Однако, как и всегда, я не торопился с разъяснением. Размешав в котелке, я вынул свой кисет и стал свертывать папиросу. Из двух-трех взглядов, которые, как я заметил, были направлены на меня из-под седых бровей Якуба, с выражением не то любопытства, не то недовольства, точно он подозревал и меня в соучастии с «бисовой бабой», я угадал, что дело касалось, между прочим, меня; стало быть, Якуб выскажется, только раньше ему надо было, очевидно, что-то обдумать.
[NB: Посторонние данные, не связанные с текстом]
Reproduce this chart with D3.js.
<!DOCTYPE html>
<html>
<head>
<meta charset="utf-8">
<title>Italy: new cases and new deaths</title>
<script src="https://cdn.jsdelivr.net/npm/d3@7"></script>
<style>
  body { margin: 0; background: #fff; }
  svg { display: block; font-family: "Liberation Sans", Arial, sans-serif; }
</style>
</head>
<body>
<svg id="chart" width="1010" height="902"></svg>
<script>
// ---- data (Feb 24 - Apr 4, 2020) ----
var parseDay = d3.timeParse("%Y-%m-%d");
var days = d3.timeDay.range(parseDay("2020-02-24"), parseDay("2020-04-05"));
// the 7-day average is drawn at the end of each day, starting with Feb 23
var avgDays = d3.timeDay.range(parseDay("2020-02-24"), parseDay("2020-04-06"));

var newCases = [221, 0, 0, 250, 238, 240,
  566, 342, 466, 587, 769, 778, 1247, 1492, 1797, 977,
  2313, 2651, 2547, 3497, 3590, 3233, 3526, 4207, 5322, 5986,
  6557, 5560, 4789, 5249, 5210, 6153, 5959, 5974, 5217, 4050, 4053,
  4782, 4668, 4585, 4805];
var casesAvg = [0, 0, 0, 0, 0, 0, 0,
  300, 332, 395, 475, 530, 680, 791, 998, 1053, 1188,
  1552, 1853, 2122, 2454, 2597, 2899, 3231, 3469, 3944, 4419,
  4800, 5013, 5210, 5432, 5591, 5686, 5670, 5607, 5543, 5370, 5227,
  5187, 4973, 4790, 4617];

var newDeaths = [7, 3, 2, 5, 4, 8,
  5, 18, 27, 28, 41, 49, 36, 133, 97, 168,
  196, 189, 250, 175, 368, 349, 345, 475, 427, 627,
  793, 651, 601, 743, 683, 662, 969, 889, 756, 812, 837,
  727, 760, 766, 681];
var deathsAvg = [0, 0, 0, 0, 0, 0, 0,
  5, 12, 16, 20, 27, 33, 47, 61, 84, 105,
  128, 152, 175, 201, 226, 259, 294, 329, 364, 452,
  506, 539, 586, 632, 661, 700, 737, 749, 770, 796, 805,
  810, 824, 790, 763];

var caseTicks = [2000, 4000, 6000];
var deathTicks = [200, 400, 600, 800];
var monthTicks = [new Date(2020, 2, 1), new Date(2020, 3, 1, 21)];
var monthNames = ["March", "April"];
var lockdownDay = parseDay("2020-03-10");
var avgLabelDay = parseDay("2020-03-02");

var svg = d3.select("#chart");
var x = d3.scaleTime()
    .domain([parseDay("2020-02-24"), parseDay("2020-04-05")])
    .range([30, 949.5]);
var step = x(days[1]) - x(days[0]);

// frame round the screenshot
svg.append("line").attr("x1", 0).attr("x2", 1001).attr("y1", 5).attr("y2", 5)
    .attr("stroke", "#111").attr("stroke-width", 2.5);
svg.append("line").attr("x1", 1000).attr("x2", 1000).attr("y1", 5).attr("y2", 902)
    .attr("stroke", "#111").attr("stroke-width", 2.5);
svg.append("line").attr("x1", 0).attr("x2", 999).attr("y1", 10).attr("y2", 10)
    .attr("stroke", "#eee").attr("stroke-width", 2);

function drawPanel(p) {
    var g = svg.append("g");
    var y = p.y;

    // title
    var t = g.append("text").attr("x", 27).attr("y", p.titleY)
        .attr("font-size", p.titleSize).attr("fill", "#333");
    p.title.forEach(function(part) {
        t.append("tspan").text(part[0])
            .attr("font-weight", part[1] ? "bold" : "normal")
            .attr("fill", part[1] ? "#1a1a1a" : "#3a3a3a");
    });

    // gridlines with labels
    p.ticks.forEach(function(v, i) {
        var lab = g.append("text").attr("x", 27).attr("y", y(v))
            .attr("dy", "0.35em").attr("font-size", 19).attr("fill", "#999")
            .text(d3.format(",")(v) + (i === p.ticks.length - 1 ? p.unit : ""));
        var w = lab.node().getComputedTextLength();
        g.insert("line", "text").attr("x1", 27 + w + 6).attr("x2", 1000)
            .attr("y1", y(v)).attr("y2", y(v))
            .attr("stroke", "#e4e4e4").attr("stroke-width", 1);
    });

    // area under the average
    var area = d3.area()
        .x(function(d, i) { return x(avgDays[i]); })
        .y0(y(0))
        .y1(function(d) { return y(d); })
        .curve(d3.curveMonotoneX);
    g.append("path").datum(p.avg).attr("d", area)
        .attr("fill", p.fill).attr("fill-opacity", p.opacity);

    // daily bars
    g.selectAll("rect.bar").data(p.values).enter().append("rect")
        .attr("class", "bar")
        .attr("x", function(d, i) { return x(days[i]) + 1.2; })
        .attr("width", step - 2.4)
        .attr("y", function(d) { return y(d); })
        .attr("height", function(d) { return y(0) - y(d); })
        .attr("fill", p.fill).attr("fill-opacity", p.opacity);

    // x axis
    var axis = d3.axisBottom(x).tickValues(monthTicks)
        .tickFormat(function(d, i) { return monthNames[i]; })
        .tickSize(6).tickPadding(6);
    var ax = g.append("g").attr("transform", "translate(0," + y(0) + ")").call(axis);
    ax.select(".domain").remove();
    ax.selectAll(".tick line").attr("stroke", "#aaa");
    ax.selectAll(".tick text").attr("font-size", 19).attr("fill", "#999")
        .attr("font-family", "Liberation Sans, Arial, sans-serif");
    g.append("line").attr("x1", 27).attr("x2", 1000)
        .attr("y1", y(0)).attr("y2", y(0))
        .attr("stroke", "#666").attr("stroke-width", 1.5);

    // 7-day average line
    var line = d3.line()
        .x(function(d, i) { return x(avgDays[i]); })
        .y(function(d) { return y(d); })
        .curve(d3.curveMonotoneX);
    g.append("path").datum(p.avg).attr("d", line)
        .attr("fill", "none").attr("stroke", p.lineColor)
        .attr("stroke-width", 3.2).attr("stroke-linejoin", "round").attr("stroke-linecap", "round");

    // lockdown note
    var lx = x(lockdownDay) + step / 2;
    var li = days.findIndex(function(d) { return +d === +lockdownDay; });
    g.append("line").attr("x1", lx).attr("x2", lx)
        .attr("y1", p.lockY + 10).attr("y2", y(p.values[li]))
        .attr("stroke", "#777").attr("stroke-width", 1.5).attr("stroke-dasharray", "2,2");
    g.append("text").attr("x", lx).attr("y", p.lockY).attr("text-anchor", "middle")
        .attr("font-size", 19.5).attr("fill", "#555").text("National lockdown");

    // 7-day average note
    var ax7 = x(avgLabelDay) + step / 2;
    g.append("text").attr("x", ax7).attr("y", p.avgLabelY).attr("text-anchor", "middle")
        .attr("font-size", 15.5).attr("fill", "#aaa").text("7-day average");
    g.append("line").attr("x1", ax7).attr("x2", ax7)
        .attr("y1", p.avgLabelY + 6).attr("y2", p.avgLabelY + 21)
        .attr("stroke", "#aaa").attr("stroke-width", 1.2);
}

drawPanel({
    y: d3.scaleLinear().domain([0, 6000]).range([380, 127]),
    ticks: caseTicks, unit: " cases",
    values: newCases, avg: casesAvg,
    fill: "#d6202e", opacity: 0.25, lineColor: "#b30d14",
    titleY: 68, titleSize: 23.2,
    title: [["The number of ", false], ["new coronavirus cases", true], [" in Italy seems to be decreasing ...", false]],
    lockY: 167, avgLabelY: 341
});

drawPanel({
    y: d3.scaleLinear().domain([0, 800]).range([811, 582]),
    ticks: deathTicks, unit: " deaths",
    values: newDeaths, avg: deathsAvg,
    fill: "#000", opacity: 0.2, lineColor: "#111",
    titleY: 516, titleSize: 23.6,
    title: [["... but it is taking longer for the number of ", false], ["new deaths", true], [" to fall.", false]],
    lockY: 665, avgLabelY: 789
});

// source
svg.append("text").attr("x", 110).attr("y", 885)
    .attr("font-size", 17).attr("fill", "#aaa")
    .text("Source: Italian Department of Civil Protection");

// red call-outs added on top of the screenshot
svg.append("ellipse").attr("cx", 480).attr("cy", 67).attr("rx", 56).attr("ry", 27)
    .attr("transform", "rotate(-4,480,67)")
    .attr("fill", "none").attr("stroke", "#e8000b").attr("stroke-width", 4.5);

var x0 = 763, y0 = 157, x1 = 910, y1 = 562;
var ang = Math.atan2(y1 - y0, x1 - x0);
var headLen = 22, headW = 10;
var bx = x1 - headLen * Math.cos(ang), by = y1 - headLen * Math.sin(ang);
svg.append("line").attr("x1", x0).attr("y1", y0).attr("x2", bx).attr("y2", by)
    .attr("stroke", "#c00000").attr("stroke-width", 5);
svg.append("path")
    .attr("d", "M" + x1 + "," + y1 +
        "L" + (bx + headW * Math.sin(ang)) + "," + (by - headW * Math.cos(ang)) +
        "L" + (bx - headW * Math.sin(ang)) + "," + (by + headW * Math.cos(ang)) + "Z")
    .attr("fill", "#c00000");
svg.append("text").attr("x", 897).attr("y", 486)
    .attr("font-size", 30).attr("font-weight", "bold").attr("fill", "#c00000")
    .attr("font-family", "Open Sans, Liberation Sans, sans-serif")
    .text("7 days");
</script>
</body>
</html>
Наконец старик вытряхнул свою трубку о ноготь большого пальца и, засовывая ее в карман, кинул в мою сторону:

– Вам можно жениться?

Я был озадачен, однако не выразил своего удивления и равнодушно ответил:

– Да, уже более года я имею право жениться…

Якуб вскинул на меня глазами и продолжал так же равнодушно:

– Что ж, женитесь; грошей много – своя будет воля…

Мое удивление росло. Что это ему взбрело в голову сватать, да и кого же?

– На ком? – спросил я.

Этот короткий вопрос сильно не понравился Якубу. Он желчно плюнул и опять полез в карман за только что оставленной трубкой.

– На ком, на ком!.. Эх, спрашивают тоже! Ну, на бабе… Не все ли равно?.. Там разобрал бы после… На ком!

Я с удивлением посмотрел на старика. Его лицо выражало сильное неудовольствие. Неужели он мог серьезно выражать мнение, что, мол, «не все ли равно»? Нет, мне показалось, что за этим скрывается нечто другое.